Directions> Select, from the material below, each line with "chart" in it.

___ Collected material

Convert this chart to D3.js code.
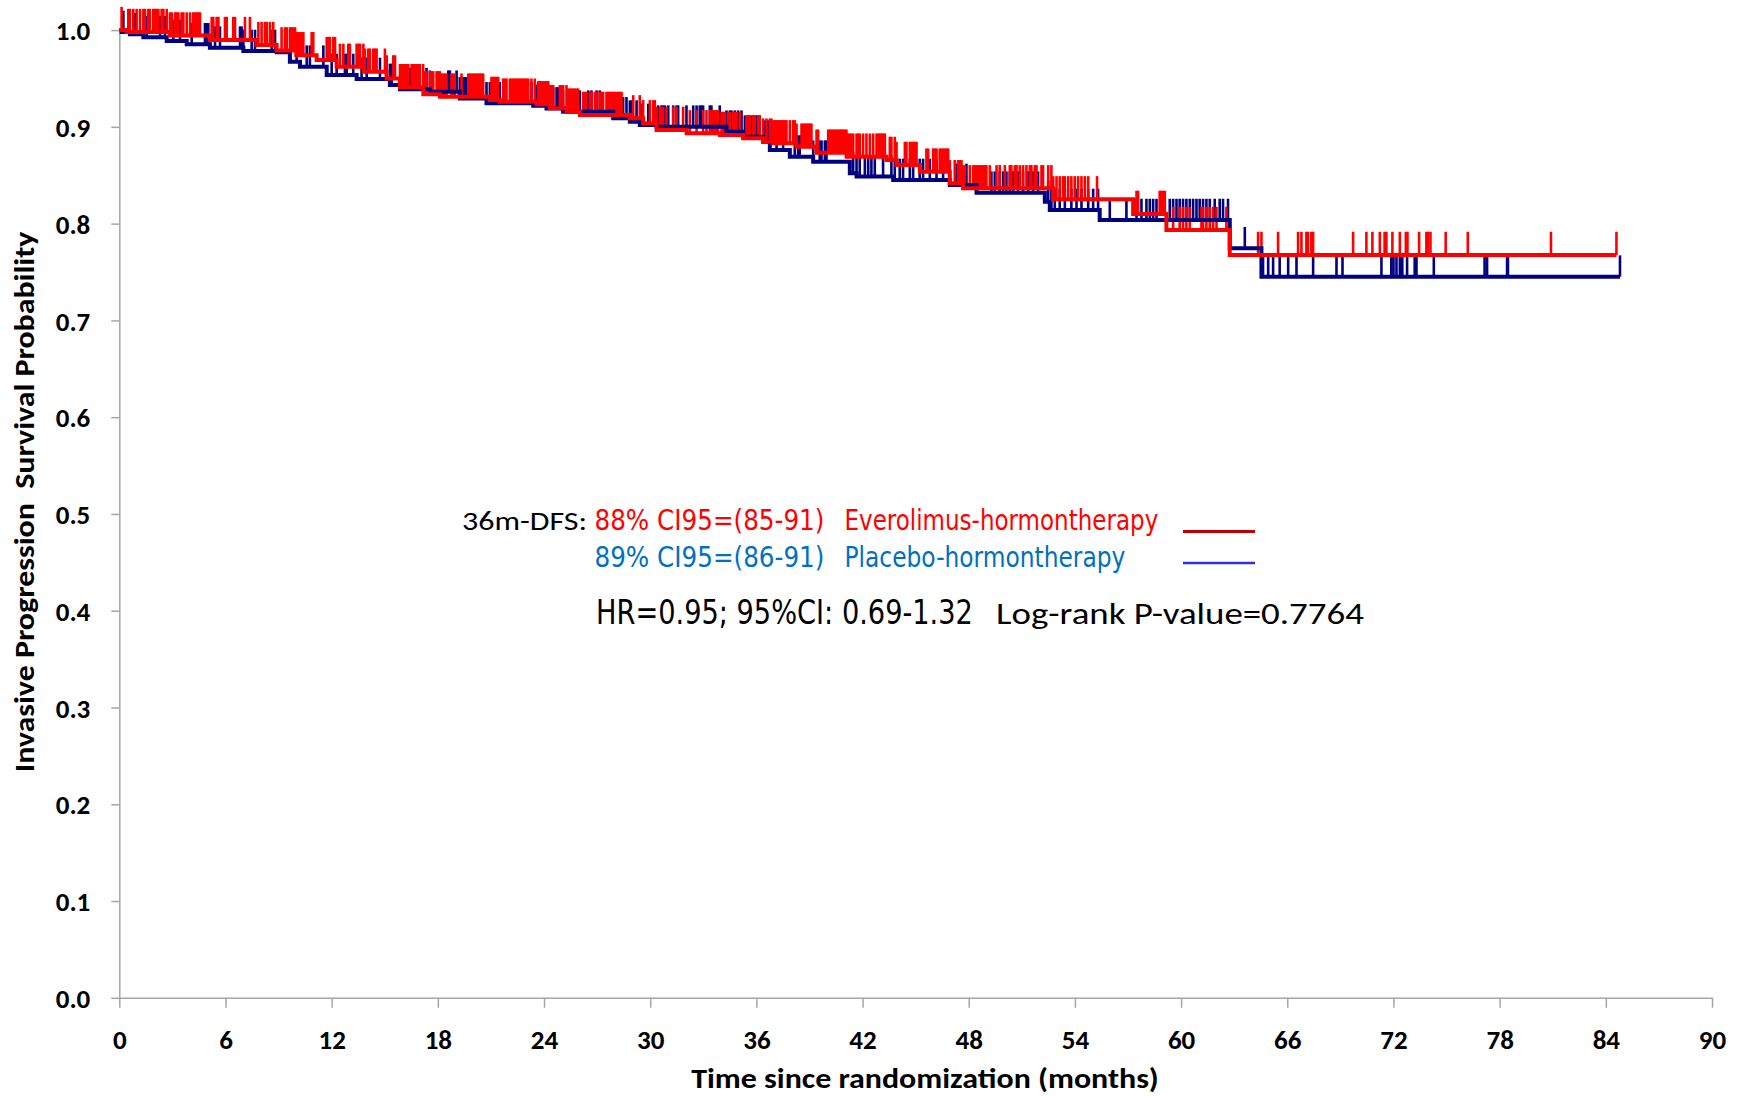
<!DOCTYPE html>
<html><head><meta charset="utf-8">
<script src="https://cdn.jsdelivr.net/npm/d3@7"></script>
<style>
html,body{margin:0;padding:0;background:#fff;}
svg{display:block;}
</style></head>
<body>
<svg id="chart" width="1748" height="1097"></svg>
<script>
// ---------- data ----------
const xTicks = [0,6,12,18,24,30,36,42,48,54,60,66,72,78,84,90];
const yTicks = [0,0.1,0.2,0.3,0.4,0.5,0.6,0.7,0.8,0.9,1.0];
const xTitle = "Time since randomization (months)";
const yTitle = "Invasive Progression  Survival Probability";

// Everolimus-hormontherapy (red): step times (months) and survival after each step
const redStepTimes = [0,0.42,2.86,5.12,7.76,8.89,10.0,11.15,12.28,13.8,15.1,15.86,17.18,18.12,20.94,21.5,23.58,24.33,25.28,26.03,28.85,29.6,30.36,32.06,33.94,35.25,36.38,36.95,38.27,39.4,41.1,43.36,43.92,45.24,46.93,47.68,52.77,57.29,59.17,62.75];
const redStepSurv  = [1.0,0.998,0.9944,0.9897,0.9845,0.979,0.974,0.969,0.962,0.957,0.950,0.941,0.9336,0.9312,0.9278,0.926,0.9233,0.9192,0.9157,0.9123,0.9088,0.9037,0.8968,0.8933,0.8916,0.8882,0.8847,0.883,0.8795,0.8733,0.8692,0.8658,0.8606,0.8537,0.8417,0.8365,0.8251,0.81,0.7934,0.7676];
const redEnd = 84.6;
const redCensor = [0.13,0.51,0.6,0.79,0.98,1.17,1.36,1.45,1.64,1.73,1.92,2.02,2.11,2.21,2.39,2.49,2.68,2.86,2.96,3.15,3.24,3.34,3.52,3.62,3.81,4.0,4.18,4.28,4.37,4.47,4.56,5.22,5.31,5.5,5.6,5.97,6.07,6.44,6.54,7.1,7.38,7.86,8.04,8.23,8.33,8.51,8.7,9.17,9.36,9.46,9.64,9.74,9.83,9.93,10.02,10.12,10.21,10.3,10.4,10.87,10.96,11.72,11.81,11.9,12.09,12.19,12.47,12.66,12.94,13.03,13.41,13.51,13.6,13.79,13.88,14.07,14.16,14.35,14.45,14.54,15.01,15.11,15.48,15.58,15.86,15.95,16.05,16.14,16.24,16.33,16.52,16.61,16.71,16.8,16.9,16.98,17.17,17.27,17.36,17.55,17.64,17.74,17.93,18.02,18.11,18.21,18.3,18.4,18.49,18.77,18.87,18.96,19.34,19.72,19.81,19.9,20.0,20.09,20.19,20.28,20.37,20.47,20.56,21.03,21.13,21.22,21.32,21.41,21.69,21.79,21.88,22.07,22.16,22.26,22.35,22.45,22.54,22.63,22.73,22.82,22.92,23.01,23.11,23.29,23.48,23.67,23.76,23.86,23.95,24.05,24.14,24.24,24.33,24.42,24.52,24.89,24.99,25.08,25.27,25.37,25.46,25.55,25.65,25.74,25.84,25.93,26.21,26.31,26.4,26.59,26.68,26.87,26.97,27.15,27.25,27.34,27.53,27.63,27.72,27.81,27.91,28.0,28.1,28.19,28.28,28.38,29.04,29.41,29.6,29.98,30.17,30.26,30.36,30.54,30.64,30.73,30.92,31.3,31.49,31.86,32.24,32.62,32.99,33.18,33.37,33.46,33.56,33.65,33.75,33.84,34.03,34.12,34.22,34.41,34.5,34.69,34.78,34.88,35.06,35.44,35.54,35.63,35.82,35.91,36.1,36.19,36.38,36.57,36.76,36.85,36.95,37.04,37.14,37.23,37.32,37.42,37.51,37.61,37.7,37.89,38.08,38.17,38.27,38.55,38.64,38.74,38.83,38.93,39.02,39.11,39.4,39.49,40.06,40.15,40.24,40.34,40.43,40.53,40.62,40.71,40.81,40.9,41.0,41.09,41.19,41.28,41.37,41.47,41.66,41.75,41.84,42.03,42.22,42.41,42.6,42.79,42.88,42.97,43.07,43.16,43.26,43.54,43.63,43.82,43.92,44.39,44.48,44.67,44.76,44.86,44.95,45.05,45.61,45.71,45.99,46.08,46.18,46.36,46.46,46.55,46.65,46.74,46.84,46.93,47.21,47.4,47.49,47.59,47.68,47.78,48.06,48.25,48.34,48.44,48.53,48.62,48.72,48.81,48.91,49.0,49.19,49.57,49.75,50.04,50.32,50.41,50.6,50.7,50.88,51.07,51.26,51.45,51.54,51.73,51.83,52.11,52.2,52.49,52.67,52.77,52.96,53.14,53.33,53.43,53.62,53.8,53.99,54.18,54.37,54.56,54.75,55.25,57.48,57.57,58.79,58.89,58.98,59.08,59.55,59.92,60.11,60.3,60.49,61.15,61.24,61.43,61.62,61.81,62.0,62.56,64.35,64.54,65.48,66.61,66.8,67.08,67.17,67.36,67.46,69.72,70.47,70.81,71.23,71.5,71.6,71.94,72.36,72.7,72.79,73.45,73.86,73.95,74.09,74.95,76.2,80.9,84.6];

// Placebo-hormontherapy (navy)
const blueStepTimes = [0,0.13,0.6,1.36,2.68,3.81,5.12,7.01,8.89,9.64,10.21,11.72,13.41,15.29,15.86,17.55,19.24,20.75,23.39,24.14,25.08,27.91,28.85,29.41,30.36,34.31,35.25,36.38,36.76,37.89,39.21,41.28,41.66,43.73,46.93,48.44,52.3,52.58,55.4,62.75,64.54];
const blueStepSurv  = [1.0,0.998,0.9957,0.9925,0.9887,0.9853,0.9818,0.9784,0.977,0.9674,0.9622,0.9536,0.9495,0.9433,0.939,0.9363,0.9294,0.9243,0.9218,0.919,0.9157,0.9088,0.9054,0.902,0.9002,0.895,0.8898,0.8847,0.876,0.8692,0.864,0.852,0.8486,0.8451,0.84,0.832,0.8227,0.8141,0.8037,0.7745,0.7452];
const blueEnd = 84.8;
const blueCensor = [0.23,0.89,1.55,2.3,2.58,3.05,3.43,4.09,4.84,4.94,5.03,5.41,5.69,6.82,6.91,7.01,7.48,7.67,8.61,8.8,10.02,10.59,10.77,11.53,12.0,12.28,12.75,12.85,13.22,13.69,13.98,14.73,15.29,15.39,16.42,16.61,16.8,17.36,17.55,18.59,18.68,19.06,19.24,19.43,19.53,19.62,20.75,20.94,21.5,23.01,23.29,23.58,24.42,24.52,24.71,24.8,25.08,25.84,26.02,26.5,26.68,26.97,27.15,28.47,28.66,28.85,28.94,29.23,29.51,29.89,30.45,30.64,30.73,30.83,31.02,31.3,31.49,31.58,32.05,32.43,32.62,32.8,32.9,32.99,33.37,33.46,33.93,34.31,34.5,34.59,34.78,34.97,35.16,35.35,35.54,35.72,36.01,36.48,36.67,37.14,37.51,38.17,38.36,38.45,39.21,39.58,39.68,39.87,39.96,41.47,41.66,41.84,42.13,42.32,42.5,42.69,43.16,43.63,43.82,44.1,44.29,44.67,44.86,45.23,45.42,45.8,46.18,46.55,47.31,47.87,48.44,49.28,49.47,49.75,49.94,50.13,50.32,50.51,50.79,51.07,51.36,51.64,51.92,52.49,52.67,52.86,53.14,53.43,53.8,54.09,54.37,54.75,55.03,55.31,55.97,56.91,57.48,57.76,58.04,58.23,58.42,58.61,59.36,59.55,59.74,59.92,60.11,60.3,60.49,60.68,60.87,61.05,61.24,61.43,61.62,61.9,62.18,62.37,62.65,63.6,64.63,64.92,65.2,65.57,66.05,66.52,67.46,68.78,69.12,71.32,71.88,72.0,72.17,72.36,72.5,72.77,73.2,73.3,74.28,77.15,77.29,78.42,78.47,84.8];

const legendPrefix = "36m-DFS:";
const legendStats = ["88% CI95=(85-91)", "89% CI95=(86-91)"];
const legendNames = ["Everolimus-hormontherapy", "Placebo-hormontherapy"];
const hrText = "HR=0.95; 95%CI: 0.69-1.32";
const pText = "Log-rank P-value=0.7764";

// ---------- drawing ----------
const svg = d3.select("#chart");
const x = d3.scaleLinear().domain([0, 90]).range([119.3, 1712]);
const y = d3.scaleLinear().domain([0, 1.0]).range([997.8, 30.1]);

const axisColor = "#A6A6A6";
const boldFont = "Carlito, 'Open Sans', 'DejaVu Sans', sans-serif";
const narrowFont = "'Liberation Sans Narrow', 'Arial Narrow', 'DejaVu Sans Condensed', 'Liberation Sans', sans-serif";

// place a text so that its drawn width equals w (horizontal scaling only)
function fitText(sel, tx, ty, w, extra) {
  const nat = sel.node().getComputedTextLength();
  const k = w / nat;
  sel.attr("x", 0).attr("y", 0)
     .attr("transform", `translate(${tx},${ty}) ${extra || ""} scale(${k},1)`);
  return sel;
}

// axes
const gx = svg.append("g").attr("transform", `translate(0,${y(0)})`)
  .call(d3.axisBottom(x).tickValues(xTicks).tickSize(10).tickSizeOuter(0).tickFormat(d3.format("d")));
gx.select(".domain").attr("stroke", axisColor).attr("stroke-width", 1.5);
gx.selectAll(".tick line").attr("stroke", axisColor).attr("stroke-width", 1.5);
gx.selectAll(".tick text").attr("y", 51).attr("dy", 0)
  .attr("font-family", boldFont).attr("font-weight", "bold").attr("font-size", 27).attr("fill", "#000");

const gy = svg.append("g").attr("transform", `translate(${x(0)},0)`)
  .call(d3.axisLeft(y).tickValues(yTicks).tickSize(8).tickSizeOuter(0).tickFormat(d3.format(".1f")));
gy.select(".domain").attr("stroke", axisColor).attr("stroke-width", 1.5);
gy.selectAll(".tick line").attr("stroke", axisColor).attr("stroke-width", 1.5);
gy.selectAll(".tick text").attr("x", -29).attr("dy", "0.36em")
  .attr("font-family", boldFont).attr("font-weight", "bold").attr("font-size", 27).attr("fill", "#000");

// axis titles
fitText(svg.append("text").attr("text-anchor", "middle")
  .attr("font-family", boldFont).attr("font-weight", "bold").attr("font-size", 28).text(xTitle),
  925, 1088, 468);
fitText(svg.append("text").attr("text-anchor", "middle")
  .attr("font-family", boldFont).attr("font-weight", "bold").attr("font-size", 28)
  .style("white-space", "pre").text(yTitle),
  34, 502, 541, "rotate(-90)");

// survival curves
function makeSeries(times, surv, end) {
  const pts = times.map((t, i) => ({t, s: surv[i]}));
  pts.push({t: end, s: surv[surv.length - 1]});
  return pts;
}
function survAt(times, surv, t) {
  const i = d3.bisectRight(times, t) - 1;
  return surv[Math.max(0, i)];
}
const line = d3.line().x(d => x(d.t)).y(d => y(d.s)).curve(d3.curveStepAfter);

const series = [
  {times: blueStepTimes, surv: blueStepSurv, end: blueEnd, censor: blueCensor, color: "#000080", tickH: 0.022, tickW: 2.6},
  {times: redStepTimes, surv: redStepSurv, end: redEnd, censor: redCensor, color: "#FF0000", tickH: 0.024, tickW: 2.6}
];

// censor ticks first (both), then lines
series.forEach(sr => {
  svg.append("g").selectAll("line").data(sr.censor).join("line")
    .attr("x1", d => x(d)).attr("x2", d => x(d))
    .attr("y1", d => y(survAt(sr.times, sr.surv, d)))
    .attr("y2", d => y(survAt(sr.times, sr.surv, d) + sr.tickH))
    .attr("stroke", sr.color).attr("stroke-width", sr.tickW);
});
series.forEach(sr => {
  svg.append("path").datum(makeSeries(sr.times, sr.surv, sr.end))
    .attr("d", line).attr("fill", "none").attr("stroke", sr.color)
    .attr("stroke-width", 4).attr("stroke-linejoin", "miter");
});

// legend / annotation
fitText(svg.append("text").attr("font-family", boldFont).attr("font-size", 26)
  .attr("fill", "#000").text(legendPrefix), 462, 530, 125);
const statColors = ["#FF0000", "#0070C0"];
const rowY = [530, 567];
const statW = [230, 230], nameW = [314, 281];
legendStats.forEach((s, i) => {
  fitText(svg.append("text").attr("font-family", narrowFont).attr("font-size", 28)
    .attr("fill", statColors[i]).text(s), 594.5, rowY[i], statW[i]);
  fitText(svg.append("text").attr("font-family", narrowFont).attr("font-size", 28)
    .attr("fill", statColors[i]).text(legendNames[i]), 844.5, rowY[i], nameW[i]);
});
svg.append("line").attr("x1", 1183).attr("x2", 1255).attr("y1", 531.5).attr("y2", 531.5)
  .attr("stroke", "#C00000").attr("stroke-width", 3);
svg.append("line").attr("x1", 1183).attr("x2", 1255).attr("y1", 563).attr("y2", 563)
  .attr("stroke", "#2F2FE8").attr("stroke-width", 2.5);

fitText(svg.append("text").attr("font-family", narrowFont).attr("font-size", 34)
  .attr("fill", "#000").text(hrText), 596, 624, 377);
fitText(svg.append("text").attr("font-family", boldFont).attr("font-size", 31)
  .attr("fill", "#000").text(pText), 996, 624, 368);
</script>
</body></html>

______

Completed exercise>
Convert this chart to D3.js code.
<svg id="chart" width="1748" height="1097"></svg>
const svg = d3.select("#chart");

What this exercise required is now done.